In 2015, when Thailand’s fintech and e-payments sector was still in its infancy, Kullarat Phongsathaporn transformed and expanded her firm’s financial regulations and banking team into a multi-faceted practice, all while working as an associate. The new practice has gone on to serve more than 100 clients on more than 250 matters.
Ms Phongsathaporn leads the fintech team. She has played a significant role in the drafting process for new legislation relating to electronic transactions, electronic signature and Bank of Thailand regulations on IT outsourcing and data privacy. By helping the law keep pace with technological developments, Ms Phongsathaporn has contributed to the growth of Thailand’s fintech sector.
She is a regular speaker at academic engagements where she lectures on fintech, anti-money laundering developments, digital laws and the relationship between technology and the law. She has also collaborated with incubator programmes that have a blockchain or fintech focus to drive growth in the sector.
A longtime advocate for establishing Japan as a centre of outstanding international dispute mediation and arbitration, Yoshihiro Takatori saw those efforts come to fruition in 2018.
He led on initiatives to set up the Japan International Mediation Centre in Kyoto, as well as an Osaka-based international arbitration centre, both of which opened last year.
Japan has historically lagged behind Singapore and Hong Kong in offering international arbitration, but Mr Takatori has been working with the government to raise the country’s profile in this area.
One of Japan’s most experienced arbitration and mediation lawyers, he is an innovator in a conservative market.
His practice mainly focuses on cross-border dispute resolution concerning intellectual property, product liability, antitrust, the US Foreign Corrupt Practices Act and the UK Bribery Act, as well as compliance investigation and employment law disputes.
Mr Takatori is also one of Japan’s foremost specialists on cyber security in the context of litigation and dispute resolution.
Rajah & Tann
Steve Tan joined the firm in 2007 as equity partner in its technology, media and telecommunications practice in Singapore.

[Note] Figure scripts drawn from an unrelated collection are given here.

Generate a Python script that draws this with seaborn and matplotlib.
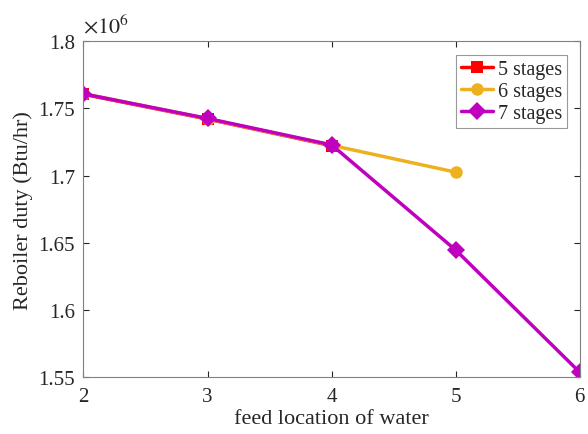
import matplotlib
matplotlib.use("Agg")
import matplotlib.pyplot as plt
import matplotlib.ticker as mticker
import pandas as pd
import seaborn as sns

# feed location of water vs reboiler duty (Btu/hr)
feed_5 = [2, 3, 4]
duty_5 = [1.7605e6, 1.7420e6, 1.7222e6]
feed_6 = [2, 3, 4, 5]
duty_6 = [1.7610e6, 1.7422e6, 1.7225e6, 1.7025e6]
feed_7 = [2, 3, 4, 5, 6]
duty_7 = [1.7608e6, 1.7425e6, 1.7228e6, 1.6445e6, 1.5535e6]
labels = ["5 stages", "6 stages", "7 stages"]

df = pd.concat([
    pd.DataFrame({"feed": feed_5, "duty": duty_5, "series": labels[0]}),
    pd.DataFrame({"feed": feed_6, "duty": duty_6, "series": labels[1]}),
    pd.DataFrame({"feed": feed_7, "duty": duty_7, "series": labels[2]}),
])

sns.set_style("ticks")
plt.rcParams["font.family"] = ["Liberation Serif", "DejaVu Serif"]
plt.rcParams["mathtext.fontset"] = "stix"

fig = plt.figure(figsize=(5.88, 4.35), dpi=100)
ax = fig.add_axes([0.142, 0.131, 0.844, 0.772])

palette = {labels[0]: "#FF0000", labels[1]: "#EDB120", labels[2]: "#BF00BF"}
markers = {labels[0]: "s", labels[1]: "o", labels[2]: "D"}
sns.lineplot(data=df, x="feed", y="duty", hue="series", style="series",
             palette=palette, markers=markers, dashes=False, lw=2.5,
             markersize=9, markeredgewidth=0, ax=ax)

ax.set_xlim(2, 6)
ax.set_ylim(1.55e6, 1.8e6)
ax.set_xticks([2, 3, 4, 5, 6])
ax.set_yticks([1.55e6, 1.6e6, 1.65e6, 1.7e6, 1.75e6, 1.8e6])
ax.yaxis.set_major_formatter(mticker.FuncFormatter(lambda v, p: f"{v / 1e6:g}"))

gray = "#262626"
for s in ax.spines.values():
    s.set_visible(True)
    s.set_color("#808080")
    s.set_linewidth(0.8)
ax.tick_params(direction="in", top=True, right=True, labelsize=15,
               colors=gray, length=4, width=0.8)
ax.tick_params(axis="x", pad=7)
ax.tick_params(axis="y", pad=6)
ax.text(0.0, 1.01, r"$\times10^{6}$", transform=ax.transAxes, fontsize=16,
        color=gray, ha="left", va="bottom")
ax.set_xlabel("feed location of water", fontsize=16, color=gray, labelpad=2)
ax.set_ylabel("Reboiler duty (Btu/hr)", fontsize=16, color=gray, labelpad=4)

leg = ax.legend(loc="upper right", bbox_to_anchor=(0.975, 0.96), fontsize=14.5,
                frameon=True, fancybox=False, edgecolor="#808080",
                handlelength=1.6, handletextpad=0.25, borderpad=0.25,
                labelspacing=0.15, borderaxespad=0)
leg.get_frame().set_linewidth(0.8)

fig.savefig("out.png", dpi=100)
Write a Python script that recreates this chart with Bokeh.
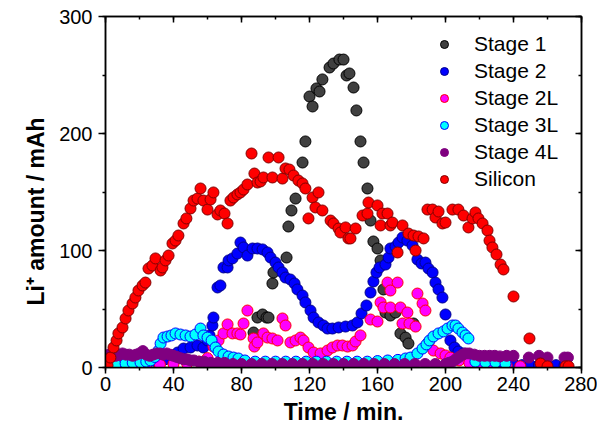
import math
from bokeh.plotting import figure
from bokeh.models import Range1d, LinearAxis, SingleIntervalTicker, Title, CustomJSTickFormatter
from bokeh.embed import file_html
from bokeh.resources import INLINE

# ---- data (time in min, Li+ amount in mAh) ----
s1_t = [87.1,89.4,92.4,94.7,95.9,98.2,98.8,106.5,107.6,109.4,111.8,115.9,117.6,120.0,121.8,124.1,125.9,127.6,131.8,134.1,
        137.6,140.0,141.8,143.5,145.9,147.6,150.0,151.8,154.1,155.9,157.6,160.0,161.8,163.5,164.7,167.6,170.6,173.5,176.5,178.2,181.2]
s1_v = [29.9,42.7,45.3,42.7,42.7,71.8,81.2,94.0,120.5,134.2,144.4,175.2,193.2,231.6,223.1,238.5,235.9,246.2,256.4,259.8,
        263.2,263.2,249.6,251.3,239.3,219.7,193.2,175.2,153.0,125.6,107.7,101.7,91.5,66.7,47.0,44.4,47.0,29.1,25.6,20.5,37.6]

s2_t = [0,5,10,15,20,25,30,35,39.4,42.4,45.9,50.0,54.1,57.6,60.0,61.2,62.9,63.5,65.9,67.6,
        69.4,71.8,72.4,74.7,77.6,79.4,81.2,83.5,86.5,89.4,92.4,95.3,97.1,100.0,101.8,104.1,105.9,108.8,111.2,112.9,
        115.9,117.6,120.6,122.4,125.3,128.2,130.6,133.5,137.1,141.2,145.3,148.2,150.6,153.5,155.9,157.6,159.4,161.2,164.7,166.5,
        167.6,170.6,172.4,174.7,177.6,180.6,183.5,185.9,188.2,190.0,192.4,194.1,195.9,198.2,200.0,202.9,205.3,207.6,210.6,
        214,218,222,226,230,235,240,245,250,255,260,265,270]
s2_v = [1,1.5,2,2.5,3,4,5,7,10.3,12.8,16.2,17.1,18.8,17.1,23.1,27.4,35.9,42.7,68.4,70.1,
        85.5,85.5,91.5,93.2,97.4,106.8,102.6,95.7,101.7,101.7,100.9,98.3,94.0,89.7,85.5,81.2,76.9,75.2,71.8,66.7,
        61.5,55.6,48.7,42.7,38.5,35.9,33.3,33.3,34.2,35.0,35.9,38.5,46.2,53.0,64.1,73.5,81.2,85.5,88.0,94.0,
        101.7,103.4,106.8,111.1,108.5,104.3,92.3,88.9,89.7,84.6,81.2,72.6,66.7,59.8,45.3,23.1,17.1,13.7,12.0,
        9,7,6,5,4,3,3,2,2,2,2,2,2]

s2l_t = [0,8,16,24,32,40,48,55,60,63.5,66.5,69.4,71.8,74.7,77.6,79.4,81.2,83.5,87.1,87.6,
         89.4,92.9,95.3,98.2,101.2,104.1,105.9,108.8,111.8,114.7,116.5,119.4,122.4,126.5,130.6,133.5,136.5,139.4,142.4,145.3,
         147.1,150.0,155.9,160.0,161.8,163.5,165.9,167.6,167.6,171.8,173.5,174.7,177.6,178.8,182.4,183.5,186.5,188.2,190.0,192.9,
         197.1,200.0,202.9,208,214,220,228,236,244]
s2l_v = [1,1.5,2,2,2.5,3,3.5,5,8,17.9,23.1,29.1,36.8,29.1,29.1,28.2,37.6,48.7,24.8,17.9,
         21.4,29.1,25.6,24.8,23.1,41.9,35.9,21.4,23.1,25.6,23.1,17.1,12.8,12.0,14.5,17.1,18.8,18.8,17.9,18.8,
         22.2,27.4,41.0,39.3,55.6,51.3,72.6,65.8,51.3,72.6,51.3,37.6,47.0,37.6,35.0,63.2,54.7,48.7,21.4,14.5,
         12.0,10.3,8.5,6,4,3,2,1.5,1]

s3l_t = [1.2,5.9,11.8,16,20.6,24,26.5,29,31.2,32.4,34.1,36.5,38.8,41.2,44.1,47.1,50.0,52.9,55.9,57.6,
         60.0,62.4,64.7,66.5,69.4,72.4,75.3,78.2,82,88,94,100,106,112,118,124,130,136,142,148,
         154,160,166,172,176.5,179.4,183.5,186.5,188.8,190.6,192.9,195.9,198.8,201.2,204.1,205.9,207.6,210.0,211.8,213.5,
         217.6,223.5,229.4,235.3]
s3l_v = [1,2.6,3.4,4,4.3,5,6,9,14.5,20.5,25.6,26.5,27.4,29.1,28.2,27.4,26.5,28.2,33.3,27.4,
         25.6,23.1,17.1,13.7,11.1,9.4,8.5,7.7,6,5,5,5,5,5,5,5,5,5,5,5,
         5,5.5,6,6.5,7.7,8.5,12.0,16.2,19.7,23.1,26.5,29.1,30.8,33.3,35.9,35.9,33.3,29.9,27.4,24.8,
         5,4.3,4.3,3.4]

s4l_t = [0.5,2,4,6,8,10,12,14,16,18,20,22,24,26,28,30,32,34,36,38,
         40,42,44,46,48,50,52,55,58,62,66,70,75,80,86,92,98,104,110,116,
         122,128,134,140,146,152,158,164,170,176,182,188,194,200,202,204,206,208,210,212,
         214,217,220,223,226,229,232,236,240,249,255,260,270,272]
s4l_v = [8,11,10,10,11,12,11,11,10,11,12,14,11,10,11,12,12,11,12,11,
         10,9,8,7,7,6,6,5,5,4,4,4,3,3,3,3,3,3,3,3,
         3,3,3,3,3,3,3,3,3,3,3,3,3,3,4,5,7,9,11,12,
         12,11,10,10,10,10,9.5,10,10,8.5,10,8.5,8.5,8.5]

si_t = [1.2,2.9,4.7,6.5,7.6,10.0,11.8,13.5,15.9,17.6,19.4,21.8,23.5,25.3,27.6,29.4,32.4,33.5,35.3,37.1,
        39.4,41.2,42.9,45.9,47.6,50.0,51.8,54.1,55.9,57.6,60.0,61.8,63.5,65.9,67.6,70.0,71.8,73.5,75.3,77.6,
        79.4,81.2,83.5,85.9,87.6,89.4,91.2,92.9,95.9,98.2,101.8,104.1,105.9,108.2,110.6,113.5,115.9,117.6,119.4,121.8,
        123.5,125.3,127.6,132.4,134.1,137.1,138.2,141.2,142.9,144.1,147.1,151.2,154.1,154.7,160.0,161.8,162.9,165.9,167.6,168.8,
        171.8,174.7,178.2,181.2,182.4,184.1,187.1,189.4,192.4,194.1,195.9,198.2,200.0,204.1,207.6,210.6,213.5,215.9,217.6,219.4,
        221.8,224.7,225.9,227.6,230.0,232.4,234.1,240.0,249.4,255.9,260.0,270.6,272.4]
si_v = [1.7,8.5,17.1,23.1,29.1,34.2,41.9,48.7,54.7,59.8,65.8,70.1,72.6,84.6,87.2,93.2,82.9,85.5,91.5,95.7,
        106.0,108.5,112.8,123.1,127.4,135.9,142.7,144.4,153.0,142.7,135.0,143.6,149.6,130.8,134.2,131.6,123.1,142.7,145.3,147.9,
        149.6,152.1,156.4,182.9,165.8,158.1,159.0,162.4,179.5,162.4,179.5,161.5,170.1,169.2,164.1,159.8,157.3,153.0,127.4,145.3,
        136.8,149.6,134.2,125.6,123.1,118.8,115.4,119.7,110.3,110.3,118.8,129.9,131.6,141.0,138.5,121.4,131.6,131.6,121.4,123.9,
        98.3,121.4,114.5,112.8,100.0,112.0,110.3,135.0,135.0,128.2,133.3,123.1,123.9,135.0,135.0,129.9,119.7,127.4,132.5,127.4,
        123.1,117.1,108.5,102.6,96.6,88.0,83.8,60.7,24.8,3.4,1.0,1.0,1.0]

x_ticks_interval = 40
y_ticks_interval = 100

FONT = "Liberation Sans"

p = figure(width=597, height=433, output_backend="svg", toolbar_location=None,
           x_range=Range1d(0, 280), y_range=Range1d(0, 300),
           x_axis_location=None, y_axis_location=None,
           min_border_left=105, min_border_right=16, min_border_top=16, min_border_bottom=66)
p.grid.visible = False
p.outline_line_color = "black"
p.outline_line_width = 1.5
p.background_fill_color = "white"
p.border_fill_color = "white"

def make_axis(interval, labels=True, inner=False, tick_out=6, standoff=3):
    ax = LinearAxis(ticker=SingleIntervalTicker(interval=interval, num_minor_ticks=2))
    ax.axis_line_width = 1.5
    ax.axis_line_color = "black"
    ax.major_tick_line_color = "black"
    ax.minor_tick_line_color = "black"
    ax.major_tick_line_width = 1.5
    ax.minor_tick_line_width = 1.5
    if inner:
        ax.major_tick_in, ax.major_tick_out = 6, 0
        ax.minor_tick_in, ax.minor_tick_out = 3, 0
    else:
        ax.major_tick_in, ax.major_tick_out = 0, tick_out
        ax.minor_tick_in, ax.minor_tick_out = 0, tick_out // 2
    if labels:
        ax.major_label_text_font = FONT
        ax.major_label_text_font_size = "20px"
        ax.major_label_text_color = "black"
        ax.major_label_standoff = standoff
    else:
        ax.formatter = CustomJSTickFormatter(code="return ''")
        ax.major_label_text_font_size = "1px"
        ax.major_label_standoff = 0
    return ax

xb = make_axis(x_ticks_interval, tick_out=6, standoff=3)
xb.axis_label = "Time / min."
xb.axis_label_text_font = FONT
xb.axis_label_text_font_style = "bold"
xb.axis_label_text_font_size = "23px"
xb.axis_label_text_color = "black"
xb.axis_label_standoff = 5
p.add_layout(xb, "below")
p.add_layout(make_axis(y_ticks_interval, tick_out=7, standoff=6), "left")
p.add_layout(make_axis(x_ticks_interval, labels=False, inner=True), "above")
p.add_layout(make_axis(y_ticks_interval, labels=False, inner=True), "right")

# y-axis title as a vertical title in the left panel
ytitle = Title(text="Li\u207a amount / mAh", align="left", offset=62, standoff=16,
               text_font=FONT, text_font_style="bold", text_font_size="23px", text_color="black")
p.add_layout(ytitle, "left")

series = [
    ("Stage 1", s1_t, s1_v, "#404040", "#000000"),
    ("Stage 2", s2_t, s2_v, "#0000FF", "#00008B"),
    ("Stage 2L", s2l_t, s2l_v, "#FF00FF", "#FF0000"),
    ("Stage 3L", s3l_t, s3l_v, "#00FFFF", "#0000FF"),
    ("Stage 4L", s4l_t, s4l_v, "#800080", "#800080"),
    ("Silicon", si_t, si_v, "#FF0000", "#800000"),
]
for name, t, v, fc, lc in series:
    assert len(t) == len(v), name
    p.scatter(t, v, size=11, fill_color=fc, line_color=lc, line_width=1, legend_label=name)

lg = p.legend[0]
lg.location = (329, 176)
lg.padding = 0
lg.margin = 0
lg.spacing = 3
lg.glyph_width = 20
lg.glyph_height = 24
lg.label_height = 24
lg.label_standoff = 20
lg.label_text_font = FONT
lg.label_text_font_size = "21px"
lg.label_text_color = "black"
lg.background_fill_alpha = 0
lg.border_line_alpha = 0

open("out.html", "w").write(file_html(p, INLINE))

He is an advocate for data protection in the city-state, particularly in relation to personal data protection law, and established a specialist practice at the firm in 2012.
As a first mover in this area, the new practice was quickly successful and highly influential among clients and regulators, and established the firm as a leader in Singapore for work in this field. In 2016, it expanded to include a series of data protection and cyber security services for clients, including compliance, data protection outsourcing and data breach response and readiness.
In 2018 Mr Tan launched Rajah & Tann Technologies with Rajesh Sreenivasan, to provide legal technology products to clients outside the constraints of the partnership model. He is recognised as an expert in data protection and cyber security matters, and was recently appointed as an adjunct professor to lecture on privacy and data protection at the National University of Singapore law school.